The next morning, Leverett gave a blistering talk on Bush's Iran policy to the influential conservatives at the Cato Institute. The speech was carried live on C-SPAN. Later that day, he flew to New York and made the same arguments at a private dinner with the UN ambassadors of Russia and Britain. He was starting to have an impact.

By Tuesday, he still hadn't heard from the CIA review board.

They called on Wednesday and told him that there was nothing classified in the piece as far as the agency was concerned, but someone in the West Wing wasn't happy with it and would be redacting large sections.

"You're the clearing agency," Leverett said. "You're the people named in my agreement."

They said their hands were tied.

After consulting a lawyer, Leverett and Mann and a researcher worked through the night to assemble a list of public sources where the blacked-out material had already been published. They also took out one line that might have been based on a classified document.

But the White House wouldn't budge. It was a First Amendment showdown.

On Thursday, Leverett and Mann decided to publish the piece with large sections of type blacked out, 168 words in all.
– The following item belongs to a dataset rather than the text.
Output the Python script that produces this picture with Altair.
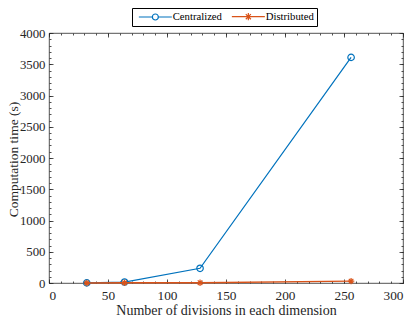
import altair as alt
import pandas as pd

divisions = [32, 64, 128, 256]
centralized = [2, 15, 235, 3610]
distributed = [1, 3, 5, 30]
series = ["Centralized", "Distributed"]
colors = ["#0072BD", "#D95319"]
x_major = list(range(0, 301, 50))
x_minor = list(range(0, 301, 10))
y_major = list(range(0, 4001, 500))
y_minor = list(range(0, 4001, 100))

FONT = "Liberation Serif"
AXC = "#262626"

df_c = pd.DataFrame({"x": divisions, "y": centralized})
df_d = pd.DataFrame({"x": divisions, "y": distributed})
df_s = pd.DataFrame({"s": series})

xs = alt.Scale(domain=[0, 300], nice=False, zero=False)
ys = alt.Scale(domain=[0, 4000], nice=False, zero=False)

circle_path = "M1,0A1,1,0,1,1,-1,0A1,1,0,1,1,1,0"
star_path = "M-1,0L1,0M0,-1L0,1M-0.7,-0.7L0.7,0.7M-0.7,0.7L0.7,-0.7"
leg_circle = "M-5.5,0L-1,0M1,0L5.5,0M1,0A1,1,0,1,1,-1,0A1,1,0,1,1,1,0"
leg_star = "M-5.5,0L5.5,0M0,-1.2L0,1.2M-0.85,-0.85L0.85,0.85M-0.85,0.85L0.85,-0.85"

main_x = alt.Axis(values=x_major, ticks=False, tickSize=0, domain=False, grid=False,
                  labelPadding=5, labelFont=FONT, labelFontSize=13.3, labelColor=AXC,
                  title="Number of divisions in each dimension", titleFont=FONT,
                  titleFontSize=14, titleFontWeight="normal", titleColor=AXC,
                  titleBaseline="alphabetic", titleY=31, titleX=177, format="d")
main_y = alt.Axis(values=y_major, ticks=False, tickSize=0, domain=False, grid=False,
                  labelPadding=4, labelFont=FONT, labelFontSize=12.8, labelColor=AXC,
                  title="Computation time (s)", titleFont=FONT, titleFontSize=13.5,
                  titleFontWeight="normal", titleColor=AXC, titleBaseline="alphabetic",
                  titleX=-32, titleY=126, titleAngle=270, format="d")

line_c = alt.Chart(df_c).mark_line(color=colors[0], strokeWidth=1.2).encode(
    x=alt.X("x:Q", scale=xs, axis=main_x),
    y=alt.Y("y:Q", scale=ys, axis=main_y),
)
pts_c = alt.Chart(df_c).mark_point(shape=circle_path, size=42, filled=False,
                                   color=colors[0], strokeWidth=1.2, opacity=1).encode(
    x=alt.X("x:Q", scale=xs, axis=None),
    y=alt.Y("y:Q", scale=ys, axis=None),
)
line_d = alt.Chart(df_d).mark_line(color=colors[1], strokeWidth=1.5).encode(
    x=alt.X("x:Q", scale=xs, axis=None),
    y=alt.Y("y:Q", scale=ys, axis=None),
)
pts_d = alt.Chart(df_d).mark_point(shape=star_path, size=42, filled=False,
                                   color=colors[1], strokeWidth=1.2, opacity=1).encode(
    x=alt.X("x:Q", scale=xs, axis=None),
    y=alt.Y("y:Q", scale=ys, axis=None),
)


def tick_layer(channel, orient, values, size):
    ax = alt.Axis(orient=orient, values=values, tickSize=size, offset=-size,
                  labels=False, domain=False, grid=False, title=None,
                  tickColor=AXC, tickWidth=0.8)
    if channel == "x":
        enc = dict(x=alt.X("x:Q", scale=xs, axis=ax), y=alt.Y("y:Q", scale=ys, axis=None))
    else:
        enc = dict(x=alt.X("x:Q", scale=xs, axis=None), y=alt.Y("y:Q", scale=ys, axis=ax))
    return alt.Chart(df_c).mark_point(opacity=0).encode(**enc)


ticks = [
    tick_layer("x", "bottom", x_minor, 2), tick_layer("x", "bottom", x_major, 4),
    tick_layer("x", "top", x_minor, 2), tick_layer("x", "top", x_major, 4),
    tick_layer("y", "left", y_minor, 2), tick_layer("y", "left", y_major, 4),
    tick_layer("y", "right", y_minor, 2), tick_layer("y", "right", y_major, 4),
]

leg = alt.Legend(orient="none", legendX=83, legendY=-25, direction="horizontal",
                 title=None, strokeColor="black", padding=3, fillColor="white",
                 labelFont=FONT, labelFontSize=10.7, labelColor="black",
                 symbolSize=36, symbolOffset=15, labelOffset=12, columnPadding=6,
                 symbolStrokeWidth=1.2)

legend_layer = alt.Chart(df_s).transform_filter("false").mark_point(
    filled=False, strokeWidth=1.2, opacity=1).encode(
    color=alt.Color("s:N", scale=alt.Scale(domain=series, range=colors), legend=leg),
    shape=alt.Shape("s:N", scale=alt.Scale(domain=series, range=[leg_circle, leg_star]), legend=leg),
)

chart = alt.layer(line_c, pts_c, line_d, pts_d, *ticks, legend_layer).resolve_axis(
    x="independent", y="independent"
).properties(
    width=354, height=250,
    autosize=alt.AutoSizeParams(type="none"),
    padding={"left": 41, "top": 25, "right": 4, "bottom": 35},
).configure(background="white", font=FONT).configure_view(
    stroke=AXC, strokeWidth=0.8
).configure_axis(labelFont=FONT, titleFont=FONT).configure_legend(labelFont=FONT)

chart.save("out.html", embed_options={"renderer": "svg", "actions": False})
Since the piece had been rendered pretty much incomprehensible, they included a list of public sources. "To make sense of our op-ed article, readers will have to look up the citations themselves."
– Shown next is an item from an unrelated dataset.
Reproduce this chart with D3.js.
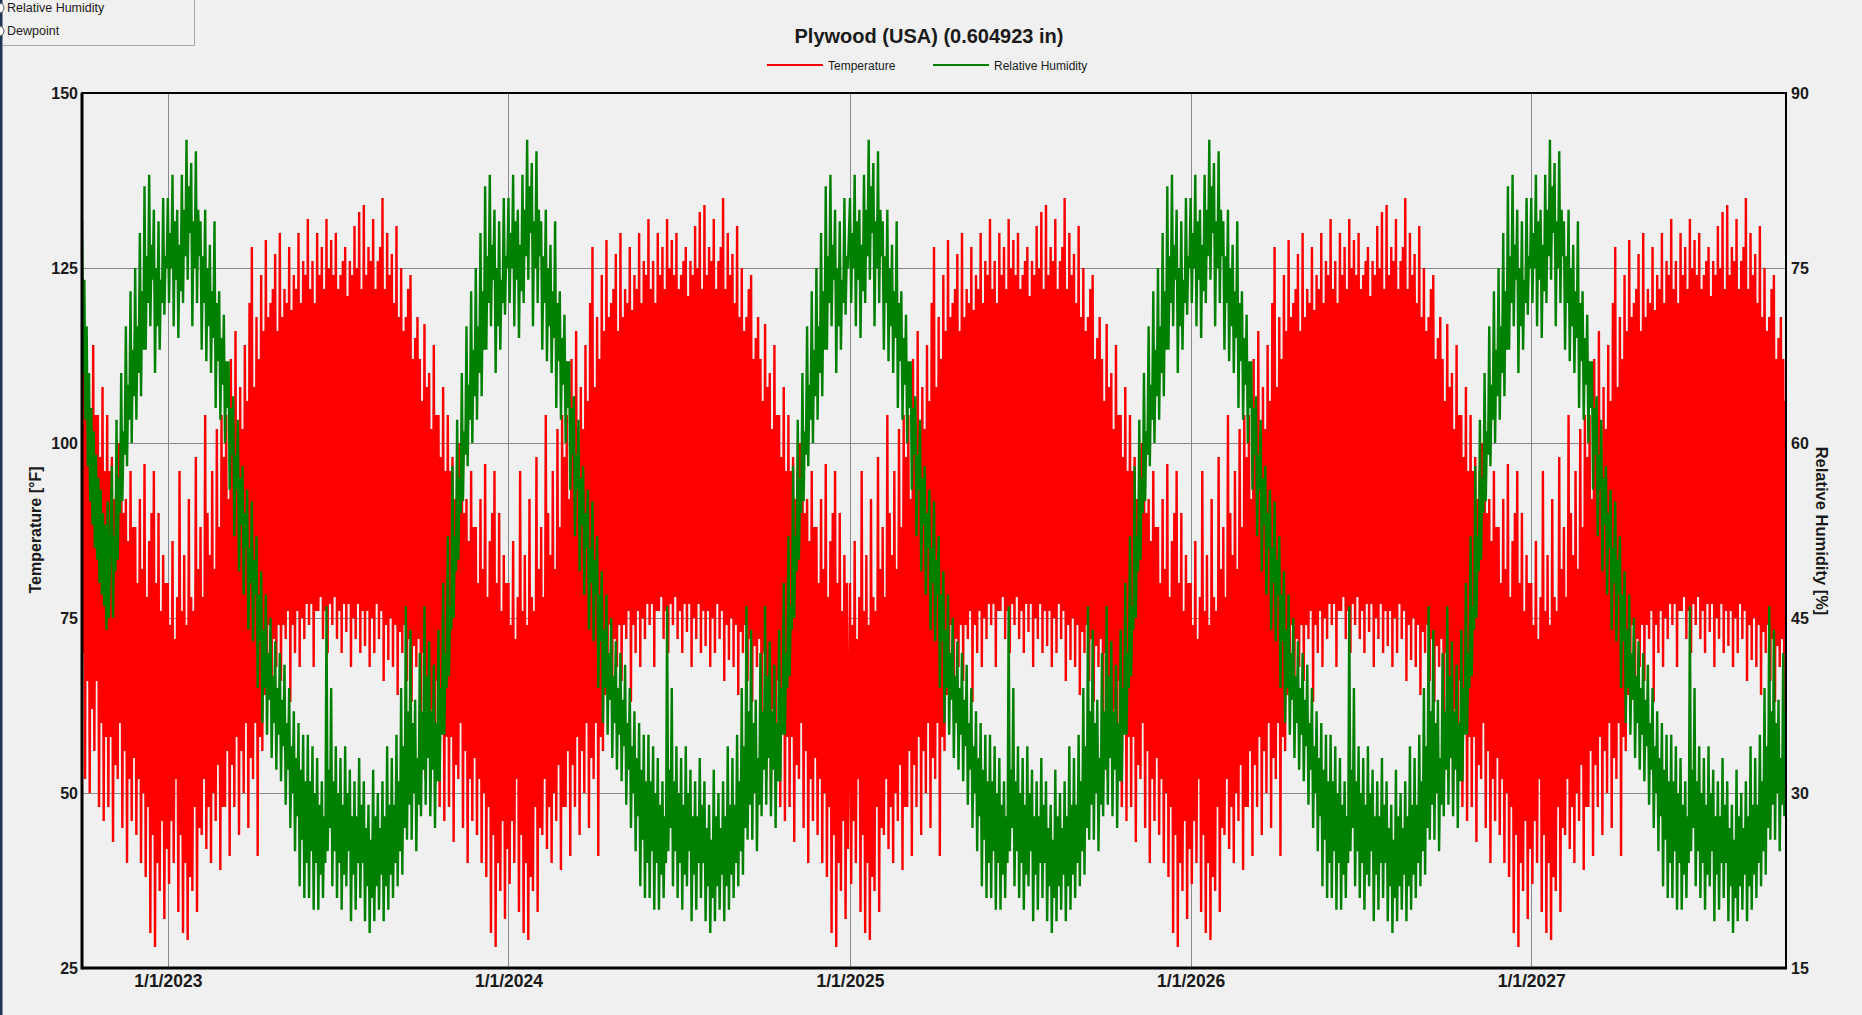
<!DOCTYPE html>
<html>
<head>
<meta charset="utf-8">
<script src="https://cdn.jsdelivr.net/npm/d3@7/dist/d3.min.js"></script>
<style>
  html, body { margin: 0; padding: 0; background: #f0f0f0; overflow: hidden; }
  svg { display: block; }
  text { font-family: "Liberation Sans", Arial, sans-serif; fill: #1a1a1a; }
</style>
</head>
<body>
<svg id="chart" width="1862" height="1015"></svg>
<script>
// Simulated conditions inside a plywood sheet. The hygrothermal model loops one
// climate year, so each series is stored as one climate year of 2.5-day steps
// (step j starts on Jan 1 + 2.5*j days): the high and then the low of that step.

const chartTitle = "Plywood (USA) (0.604923 in)";
const seriesNames = ["Temperature", "Relative Humidity"];
const yLeftTicks = [25, 50, 75, 100, 125, 150];
const yRightTicks = [15, 30, 45, 60, 75, 90];
const dateTicks = ["2023-01-01", "2024-01-01", "2025-01-01", "2026-01-01", "2027-01-01"];
const periodStart = "2022-10-01";
const periodEnd = "2027-10-01";

// Temperature [°F], 146 steps, one row per month (December has 14)
const tempHigh = [
  80, 74, 86, 72, 78, 96, 76, 84, 74, 92, 78, 76,
  98, 82, 88, 78, 104, 90, 84, 96, 82, 102, 88, 104,
  98, 104, 92, 112, 100, 116, 96, 108, 102, 114, 106, 120,
  128, 108, 118, 112, 124, 116, 129, 118, 120, 122, 127, 116,
  130, 118, 122, 120, 128, 119, 124, 122, 130, 120, 126, 124,
  132, 122, 126, 120, 130, 124, 128, 122, 132, 125, 129, 124,
  130, 122, 124, 126, 128, 121, 126, 124, 131, 125, 133, 122,
  134, 124, 128, 126, 132, 122, 126, 128, 135, 122, 130, 124,
  127, 120, 131, 118, 125, 116, 118, 122, 124, 112, 115, 118,
  112, 106, 117, 108, 110, 102, 114, 104, 104, 98, 108, 96,
  104, 96, 98, 92, 96, 100, 100, 90, 92, 86, 96, 88,
  88, 80, 92, 82, 97, 78, 86, 90, 96, 80, 90, 76, 84, 80
];
const tempLow = [
  37, 46, 40, 52, 33, 44, 30, 40, 29, 38, 36, 48,
  33, 45, 44, 52, 42, 48, 40, 50, 46, 54, 39, 48,
  48, 56, 41, 54, 48, 58, 44, 56, 50, 60, 45, 55,
  52, 60, 41, 58, 56, 64, 70, 74, 64, 72, 68, 74,
  66, 74, 72, 76, 63, 74, 70, 76, 68, 75, 72, 77,
  74, 77, 68, 76, 76, 78, 72, 76, 70, 77, 74, 78,
  72, 76, 70, 77, 73, 77, 68, 75, 72, 77, 70, 76,
  71, 76, 68, 75, 70, 77, 72, 76, 66, 74, 69, 75,
  68, 74, 64, 73, 70, 74, 66, 72, 63, 71, 68, 72,
  60, 70, 52, 66, 50, 62, 56, 66, 48, 60, 46, 58,
  48, 58, 43, 54, 52, 60, 45, 56, 40, 52, 46, 55,
  44, 52, 40, 50, 38, 48, 30, 44, 28, 40, 36, 46, 32, 42
];

// Relative humidity [%], 146 steps, one row per month (December has 14)
const rhHigh = [
  81, 78, 83, 79, 80, 77, 83, 80, 86, 82, 84, 79,
  85, 80, 79, 76, 80, 75, 77, 73, 79, 72, 73, 69,
  71, 67, 67, 63, 64, 59, 62, 57, 58, 54, 56, 51,
  55, 50, 52, 47, 49, 44, 47, 42, 45, 40, 43, 39,
  42, 38, 41, 36, 39, 34, 37, 33, 36, 32, 35, 31,
  35, 31, 34, 30, 33, 29, 31, 28, 46, 32, 39, 31,
  34, 30, 33, 29, 34, 30, 32, 28, 31, 28, 33, 29,
  31, 27, 29, 26, 32, 28, 30, 27, 31, 28, 34, 29,
  33, 29, 35, 31, 39, 34, 46, 37, 44, 36, 38, 33,
  42, 37, 46, 40, 43, 37, 41, 36, 44, 39, 48, 42,
  52, 46, 58, 52, 62, 57, 66, 61, 70, 65, 73, 68,
  75, 70, 78, 73, 82, 76, 83, 77, 80, 75, 79, 74, 81, 76
];
const rhLow = [
  72, 75, 70, 74, 69, 73, 72, 76, 74, 78, 70, 75,
  72, 76, 68, 72, 67, 70, 66, 69, 63, 67, 62, 65,
  60, 63, 56, 59, 52, 56, 49, 53, 47, 51, 44, 48,
  43, 47, 39, 43, 36, 39, 35, 38, 33, 36, 32, 35,
  31, 34, 29, 32, 27, 30, 25, 28, 22, 26, 21, 24,
  21, 25, 20, 24, 20, 23, 21, 24, 25, 27, 22, 25,
  21, 24, 20, 23, 22, 25, 19, 23, 20, 24, 21, 24,
  19, 22, 18, 21, 19, 22, 20, 23, 19, 22, 20, 23,
  21, 24, 22, 25, 23, 27, 26, 29, 26, 30, 25, 29,
  28, 32, 29, 33, 28, 32, 27, 31, 31, 35, 35, 39,
  40, 44, 45, 49, 50, 54, 55, 59, 58, 62, 60, 64,
  62, 66, 64, 68, 68, 72, 70, 74, 66, 70, 68, 72, 71, 75
];

// Moisture settling from the initial state: first month of the run, 2.5-day steps
const rhSpinUpHigh = [79, 74, 70, 66, 63, 61, 59, 57, 56, 54, 53, 55];
const rhSpinUpLow = [66, 62, 58, 55, 53, 51, 50, 48, 47, 46, 44, 45];

const W = 1862, H = 1015;
const plot = { left: 82, right: 1786, top: 93, bottom: 968 };
const DAY = 864e5;
const STEP = 2.5 * DAY;
const parse = d3.timeParse("%Y-%m-%d");
const t0 = parse(periodStart), t1 = parse(periodEnd);

const x = d3.scaleTime().domain([t0, t1]).range([plot.left, plot.right]);
const yT = d3.scaleLinear().domain([25, 150]).range([plot.bottom, plot.top]);
const yRH = d3.scaleLinear().domain([15, 90]).range([plot.bottom, plot.top]);

// Lay the climate-year steps over the simulated period: high, then low half a step later
function seriesFrom(high, low, spinHigh, spinLow) {
  const pts = [];
  let resumeAt = t0;
  if (spinHigh) {
    spinHigh.forEach((v, k) => {
      const d = new Date(+t0 + k * STEP);
      pts.push([d, v]);
      pts.push([new Date(+d + STEP / 2), spinLow[k]]);
    });
    resumeAt = new Date(+t0 + spinHigh.length * STEP);
  }
  for (let yr = t0.getFullYear(); yr <= t1.getFullYear(); yr++) {
    const jan1 = +new Date(yr, 0, 1);
    high.forEach((v, j) => {
      const d = new Date(jan1 + j * STEP);
      if (+d + STEP <= +t0 || d >= t1) return;
      if (spinHigh && d < resumeAt) return;
      pts.push([d, v]);
      pts.push([new Date(+d + STEP / 2), low[j]]);
    });
  }
  return pts;
}

const tempSeries = seriesFrom(tempHigh, tempLow);
const rhSeries = seriesFrom(rhHigh, rhLow, rhSpinUpHigh, rhSpinUpLow);

const svg = d3.select("#chart");

// window frame and the option panel above the chart
svg.append("rect").attr("x", 0).attr("y", 0).attr("width", 2.5).attr("height", H).attr("fill", "#1d3557");
svg.append("path").attr("d", "M2.5,45.5 H194.5 V0").attr("fill", "none").attr("stroke", "#a9a9a9");
svg.append("circle").attr("cx", -1).attr("cy", 8).attr("r", 5).attr("fill", "#fff").attr("stroke", "#555");
svg.append("circle").attr("cx", -1).attr("cy", 31).attr("r", 5).attr("fill", "#fff").attr("stroke", "#555");
svg.append("text").attr("x", 7).attr("y", 12).style("font-size", "12.5px").text("Relative Humidity");
svg.append("text").attr("x", 7).attr("y", 35).style("font-size", "12.5px").text("Dewpoint");

// title
svg.append("text").attr("x", 929).attr("y", 43).attr("text-anchor", "middle")
  .style("font-size", "20px").style("font-weight", "bold").text(chartTitle);

// legend
const legend = [
  { name: seriesNames[0], color: "#ff0000", x: 767 },
  { name: seriesNames[1], color: "#008000", x: 933 }
];
legend.forEach(l => {
  svg.append("line").attr("x1", l.x).attr("x2", l.x + 56).attr("y1", 65).attr("y2", 65)
    .attr("stroke", l.color).attr("stroke-width", 2);
  svg.append("text").attr("x", l.x + 61).attr("y", 69.5).style("font-size", "12px").text(l.name);
});

// grid
const grid = svg.append("g").attr("stroke", "#8a8a8a").attr("stroke-width", 1);
yLeftTicks.slice(1, -1).forEach(v => {
  grid.append("line").attr("x1", plot.left).attr("x2", plot.right)
    .attr("y1", Math.round(yT(v)) + 0.5).attr("y2", Math.round(yT(v)) + 0.5);
});
dateTicks.map(parse).forEach(d => {
  grid.append("line").attr("y1", plot.top).attr("y2", plot.bottom)
    .attr("x1", Math.round(x(d)) + 0.5).attr("x2", Math.round(x(d)) + 0.5);
});

// series: temperature first, relative humidity drawn over it
svg.append("clipPath").attr("id", "clip").append("rect")
  .attr("x", plot.left).attr("y", plot.top)
  .attr("width", plot.right - plot.left).attr("height", plot.bottom - plot.top);

const lineT = d3.line().x(d => x(d[0])).y(d => yT(d[1]));
const lineRH = d3.line().x(d => x(d[0])).y(d => yRH(d[1]));
const marks = svg.append("g").attr("clip-path", "url(#clip)");
marks.append("path").datum(tempSeries).attr("d", lineT)
  .attr("fill", "none").attr("stroke", "#ff0000").attr("stroke-width", 2.4).attr("stroke-linejoin", "bevel");
marks.append("path").datum(rhSeries).attr("d", lineRH)
  .attr("fill", "none").attr("stroke", "#008000").attr("stroke-width", 2.4).attr("stroke-linejoin", "bevel");

// frame
svg.append("rect").attr("x", plot.left).attr("y", plot.top)
  .attr("width", plot.right - plot.left).attr("height", plot.bottom - plot.top)
  .attr("fill", "none").attr("stroke", "#000").attr("stroke-width", 2);
svg.append("line").attr("x1", plot.left).attr("x2", plot.left).attr("y1", plot.top).attr("y2", plot.bottom + 1.5)
  .attr("stroke", "#000").attr("stroke-width", 3);
svg.append("line").attr("x1", plot.left).attr("x2", plot.right + 1).attr("y1", plot.bottom).attr("y2", plot.bottom)
  .attr("stroke", "#000").attr("stroke-width", 3);

// axes (labels only, the frame carries the lines)
const axisLeft = d3.axisLeft(yT).tickValues(yLeftTicks).tickSize(0).tickPadding(4);
const gl = svg.append("g").attr("transform", `translate(${plot.left},0)`).call(axisLeft);
const axisRight = d3.axisRight(yRH).tickValues(yRightTicks).tickSize(0).tickPadding(5);
const gr = svg.append("g").attr("transform", `translate(${plot.right},0)`).call(axisRight);
const axisBottom = d3.axisBottom(x).tickValues(dateTicks.map(parse))
  .tickFormat(d3.timeFormat("%-m/%-d/%Y")).tickSize(0).tickPadding(7);
const gb = svg.append("g").attr("transform", `translate(0,${plot.bottom})`).call(axisBottom);
[gl, gr, gb].forEach(g => {
  g.select(".domain").remove();
  g.selectAll("text").style("font-family", "'Liberation Sans', Arial, sans-serif")
    .style("font-size", "16px").style("font-weight", "bold").attr("fill", "#1a1a1a");
});
gb.selectAll("text").style("font-size", "17.5px");

// axis titles
svg.append("text").attr("transform", `translate(41,530) rotate(-90)`).attr("text-anchor", "middle")
  .style("font-size", "16px").style("font-weight", "bold").text("Temperature [°F]");
svg.append("text").attr("transform", `translate(1816,531) rotate(90)`).attr("text-anchor", "middle")
  .style("font-size", "16.5px").style("font-weight", "bold").text("Relative Humidity [%]");
</script>
</body>
</html>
As they tell their story, Mann rushes off to pick up one of their sons from a play date and Leverett takes over, telling what happened over the following months:

Bush sent a second carrier group to the Persian Gulf.

U.S. troops started to arrest Iranians living in Baghdad, accusing them of working with insurgents.
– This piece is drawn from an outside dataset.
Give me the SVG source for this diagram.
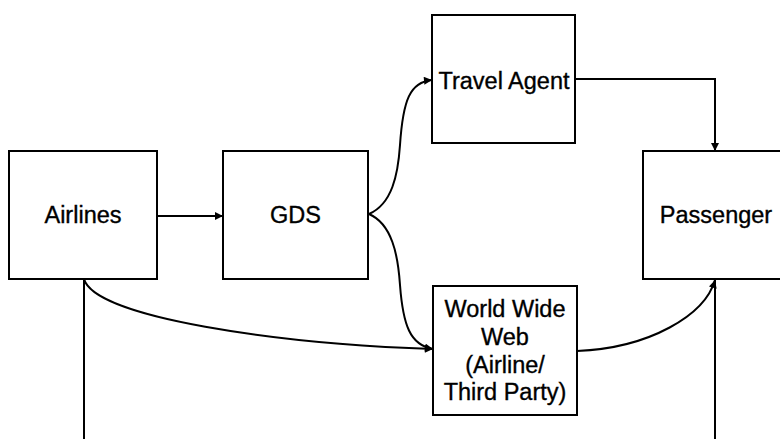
<svg xmlns="http://www.w3.org/2000/svg" width="780" height="439" viewBox="0 0 780 439">
<style>
.box{fill:#fff;stroke:#000;stroke-width:2}
.lbl{font-family:"Liberation Sans",Arial,sans-serif;font-size:23.5px;fill:#000;stroke:#000;stroke-width:0.35;text-anchor:middle}
.con{fill:none;stroke:#000;stroke-width:2}
</style>
<defs>
<marker id="ah" viewBox="0 0 10 10" refX="10" refY="5" markerWidth="9" markerHeight="8" markerUnits="userSpaceOnUse" orient="auto">
<path d="M0,0 L10,5 L0,10 Z" fill="#000"/>
</marker>
</defs>
<rect width="780" height="439" fill="#fff"/>
<g id="connectors">
<path class="con" d="M157,216 H223" marker-end="url(#ah)"/>
<path class="con" d="M369,214 C392,204 398,175 400,145 C403,100 410,82 432,80" marker-end="url(#ah)"/>
<path class="con" d="M369,214 C392,224 398,255 400,285 C403,325 410,345 433,349" marker-end="url(#ah)"/>
<path class="con" d="M575,79 H715 V151" marker-end="url(#ah)"/>
<path class="con" d="M84,279 C95,318 280,344 433,349" marker-end="url(#ah)"/>
<path class="con" d="M84,279 V439"/>
<path class="con" d="M577,351 C650,348 705,315 715,280" marker-end="url(#ah)"/>
<path class="con" d="M715,439 V280"/>
</g>
<g id="airlines">
<rect class="box" x="9" y="151" width="148" height="128"/>
<text class="lbl" x="83" y="223">Airlines</text>
</g>
<g id="gds">
<rect class="box" x="223" y="151" width="145" height="128"/>
<text class="lbl" x="295.5" y="223">GDS</text>
</g>
<g id="travel-agent">
<rect class="box" x="432" y="15" width="143" height="128"/>
<text class="lbl" x="504" y="89">Travel Agent</text>
</g>
<g id="passenger">
<rect class="box" x="643" y="151" width="150" height="128"/>
<text class="lbl" x="716" y="223">Passenger</text>
</g>
<g id="www">
<rect class="box" x="433" y="286" width="144" height="129"/>
<text class="lbl" x="505" y="317">World Wide</text>
<text class="lbl" x="505" y="345">Web</text>
<text class="lbl" x="505" y="373">(Airline/</text>
<text class="lbl" x="505" y="400">Third Party)</text>
</g>
</svg>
Bush accused Iran of "providing material support" for attacks on U.S. forces, a formulation that suggested a legal justification for a preemptive attack.

Senator Jim Webb of Virginia pushed through an amendment requiring Bush to get congressional authorization for an attack.

Colin Powell broke his long silence with a pointed warning. "You can't negotiate when you tell the other side, 'Give us what a negotiation would produce before the negotiations start.' "

Even Henry Kissinger started giving interviews on the need to "exhaust every possibility to come to an understanding with Iran."

From inside the White House, Leverett was hearing a scary scenario: The Russians were scheduled to ship fuel rods to the Iranian nuclear reactor in Bushehr, which meant the reactor would become operational by this November, at which point it would be impossible to bomb -- the fallout alone would turn the city into an urban Chernobyl. The White House was seriously considering a preemptive attack when the Russians cooled things down by saying Iran hadn't paid its bills, so they would hold back the Bushehr fuel rods for a while.

That put things into a summer lull. But by August, tensions were rising again. U.S. troops in Baghdad arrested an official delegation of Iranian energy experts, leading them out of a hotel in blindfolds and handcuffs. Then Iran said that it had paid its bills and that the Russians were ready to deliver the Bushehr shipment. In Time magazine, former CIA officer and author Robert Baer quoted a highly placed White House official:

"IEDs are a casus belli for this administration. There will be an attack on Iran."

Mann steps back out on the deck and starts collecting the scattered toys to prepare the house for a dinner party, the typical modern American mother multitasking her way through a busy day. "The reason I have to be so careful now is that I'm legally on notice and they will prosecute things that I say or do," she says, picking up a plastic truck.

"Because of that one article?"

"Yeah."

Outside, it's getting warmer. There's a heavy haze and floating bugs and for a moment it feels a bit ominous, a gathering silence, one of those moments when giant pods start to sprout in local basements.

"We're tired," Mann says. "Nobody listens."

It seems inconceivable to her that once again a war could be coming, and once again no one is listening. Another pair of lawn mowers joins the chorus and the spell breaks. A cab pulls in the driveway. The caterer comes to prepare for the dinner guests.